Aim: Retype, please, the listing from its opening line through the line that contains "return (H - B", both included, without the pictures.

Information supplied:
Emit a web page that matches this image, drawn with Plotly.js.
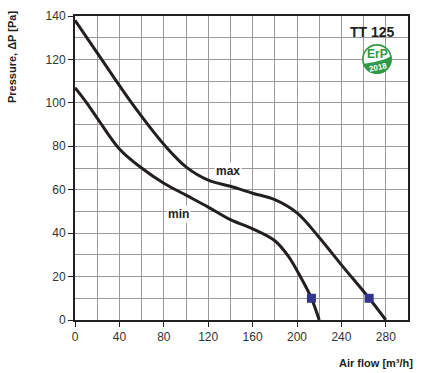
<!DOCTYPE html>
<html><head><meta charset="utf-8">
<script src="https://cdn.plot.ly/plotly-3.0.1.min.js"></script>
<style>html,body{margin:0;padding:0;background:#fff}#chart{width:422px;height:373px}</style>
</head><body><div id="chart"></div>
<script>
// Data
const maxFlow = [0, 24, 51, 80.7, 100, 120, 140, 160, 180, 200, 220, 240, 265, 280];
const maxPressure = [138, 120, 100, 80.5, 70.5, 64.4, 61.6, 58.4, 55.4, 49.3, 38, 25.4, 10, 0];
const minFlow = [0, 10.5, 22, 40, 60, 80, 100, 120, 140, 160, 180, 192, 203, 213, 220];
const minPressure = [107, 100, 91.5, 78.8, 70, 63, 57.5, 52, 46.2, 42, 36.5, 29.5, 20, 10, 0];
const pointFlow = [213, 265];
const pointPressure = [10, 10];
const xTicks = [0, 40, 80, 120, 160, 200, 240, 280];
const yTicks = [0, 20, 40, 60, 80, 100, 120, 140];

// layout geometry (pixels)
const W = 422, H = 373, L = 75, R = 14, T = 16, B = 53;
const X0 = 0, X1 = 300, Y0 = 0, Y1 = 140;
const pw = W - L - R, ph = H - T - B;
function dx(px) { return X0 + (px - L) / pw * (X1 - X0); }
function dy(py) { return Y0 + (H - B - py) / ph * (Y1 - Y0); }
function paperX(px) { return (px - L) / pw; }
function paperY(py) { return (H - B - py) / ph; }

const lineStyle = {color: '#231f20', width: 3, shape: 'spline', smoothing: 1};
const traces = [
  {x: maxFlow, y: maxPressure, mode: 'lines', line: lineStyle, hoverinfo: 'skip'},
  {x: minFlow, y: minPressure, mode: 'lines', line: lineStyle, hoverinfo: 'skip'},
  {x: pointFlow, y: pointPressure, mode: 'markers', marker: {symbol: 'square', size: 9, color: '#34348f'}, hoverinfo: 'skip'}
];

const green = '#2f9a46';
const cx = 377, cy = 59, r = 15, ri = 13.3;
function P(px, py) { return dx(px) + ',' + dy(py); }
const shapes = [
  {type: 'circle', xref: 'x', yref: 'y', x0: dx(cx - r), x1: dx(cx + r), y0: dy(cy + r), y1: dy(cy - r), fillcolor: green, line: {width: 0}, layer: 'above'},
  {type: 'circle', xref: 'x', yref: 'y', x0: dx(cx - ri), x1: dx(cx + ri), y0: dy(cy + ri), y1: dy(cy - ri), fillcolor: '#ffffff', line: {width: 0}, layer: 'above'},
  {type: 'path', xref: 'x', yref: 'y', layer: 'above', fillcolor: green, line: {width: 0},
   path: 'M' + P(363, 64) + ' C' + P(371, 62.5) + ' ' + P(384, 61) + ' ' + P(391, 56) +
         ' C' + P(392, 67) + ' ' + P(386, 74) + ' ' + P(377, 74) +
         ' C' + P(370, 74) + ' ' + P(365, 70) + ' ' + P(363, 64) + ' Z'}
];

const fam = 'Liberation Sans, Arial, sans-serif';
const ink = '#231f20';
const annotations = [
  {text: 'Pressure, ΔP [Pa]', xref: 'paper', yref: 'paper', x: paperX(12), y: paperY(57), xanchor: 'center', yanchor: 'middle', textangle: -90, showarrow: false, font: {family: fam, size: 11, color: ink, weight: 'bold'}},
  {text: 'Air flow [m³/h]', xref: 'paper', yref: 'paper', x: paperX(376), y: paperY(363), xanchor: 'center', yanchor: 'middle', showarrow: false, font: {family: fam, size: 11, color: ink, weight: 'bold'}},
  {text: 'TT 125', xref: 'paper', yref: 'paper', x: paperX(372), y: paperY(32), xanchor: 'center', yanchor: 'middle', showarrow: false, font: {family: fam, size: 14, color: ink, weight: 'bold'}},
  {text: 'max', x: dx(228), y: dy(170.5), xanchor: 'center', yanchor: 'middle', showarrow: false, bgcolor: '#ffffff', borderpad: 1, font: {family: fam, size: 12, color: ink, weight: 'bold'}},
  {text: 'min', x: dx(178), y: dy(214), xanchor: 'center', yanchor: 'middle', showarrow: false, bgcolor: '#ffffff', borderpad: 1, font: {family: fam, size: 12, color: ink, weight: 'bold'}},
  {text: 'ErP', x: dx(377.5), y: dy(53.5), xanchor: 'center', yanchor: 'middle', showarrow: false, font: {family: fam, size: 12, color: green, weight: 'bold'}},
  {text: '2018', x: dx(378), y: dy(67.5), xanchor: 'center', yanchor: 'middle', showarrow: false, textangle: -12, font: {family: 'Liberation Sans Narrow, Liberation Sans, Arial, sans-serif', size: 8, color: '#ffffff', weight: 'bold'}}
];

const axisCommon = {
  showline: true, mirror: true, linecolor: ink, linewidth: 2,
  ticks: 'outside', ticklen: 5, tickcolor: ink, tickwidth: 1,
  showgrid: true, gridcolor: '#9a9a9a', gridwidth: 1, zeroline: false,
  tickfont: {family: fam, size: 12, color: '#333333'},
  fixedrange: true
};
const layout = {
  width: W, height: H,
  margin: {l: L, r: R, t: T, b: B, pad: 0},
  paper_bgcolor: '#ffffff', plot_bgcolor: '#ffffff',
  showlegend: false,
  xaxis: Object.assign({}, axisCommon, {range: [X0, X1], tickmode: 'array', tickvals: xTicks, ticktext: xTicks.map(String),
    minor: {dtick: 20, tick0: 0, showgrid: true, gridcolor: '#9a9a9a', gridwidth: 1, ticks: ''}}),
  yaxis: Object.assign({}, axisCommon, {range: [Y0, Y1], tickmode: 'array', tickvals: yTicks, ticktext: yTicks.map(String),
    minor: {dtick: 10, tick0: 0, showgrid: true, gridcolor: '#9a9a9a', gridwidth: 1, ticks: ''}}),
  shapes: shapes,
  annotations: annotations
};
Plotly.newPlot('chart', traces, layout, {staticPlot: true, displayModeBar: false});
</script>
</body></html>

Full solution:
Emit a web page that matches this image, drawn with Plotly.js.
<!DOCTYPE html>
<html><head><meta charset="utf-8">
<script src="https://cdn.plot.ly/plotly-3.0.1.min.js"></script>
<style>html,body{margin:0;padding:0;background:#fff}#chart{width:422px;height:373px}</style>
</head><body><div id="chart"></div>
<script>
// Data
const maxFlow = [0, 24, 51, 80.7, 100, 120, 140, 160, 180, 200, 220, 240, 265, 280];
const maxPressure = [138, 120, 100, 80.5, 70.5, 64.4, 61.6, 58.4, 55.4, 49.3, 38, 25.4, 10, 0];
const minFlow = [0, 10.5, 22, 40, 60, 80, 100, 120, 140, 160, 180, 192, 203, 213, 220];
const minPressure = [107, 100, 91.5, 78.8, 70, 63, 57.5, 52, 46.2, 42, 36.5, 29.5, 20, 10, 0];
const pointFlow = [213, 265];
const pointPressure = [10, 10];
const xTicks = [0, 40, 80, 120, 160, 200, 240, 280];
const yTicks = [0, 20, 40, 60, 80, 100, 120, 140];

// layout geometry (pixels)
const W = 422, H = 373, L = 75, R = 14, T = 16, B = 53;
const X0 = 0, X1 = 300, Y0 = 0, Y1 = 140;
const pw = W - L - R, ph = H - T - B;
function dx(px) { return X0 + (px - L) / pw * (X1 - X0); }
function dy(py) { return Y0 + (H - B - py) / ph * (Y1 - Y0); }
function paperX(px) { return (px - L) / pw; }
function paperY(py) { return (H - B - py) / ph; }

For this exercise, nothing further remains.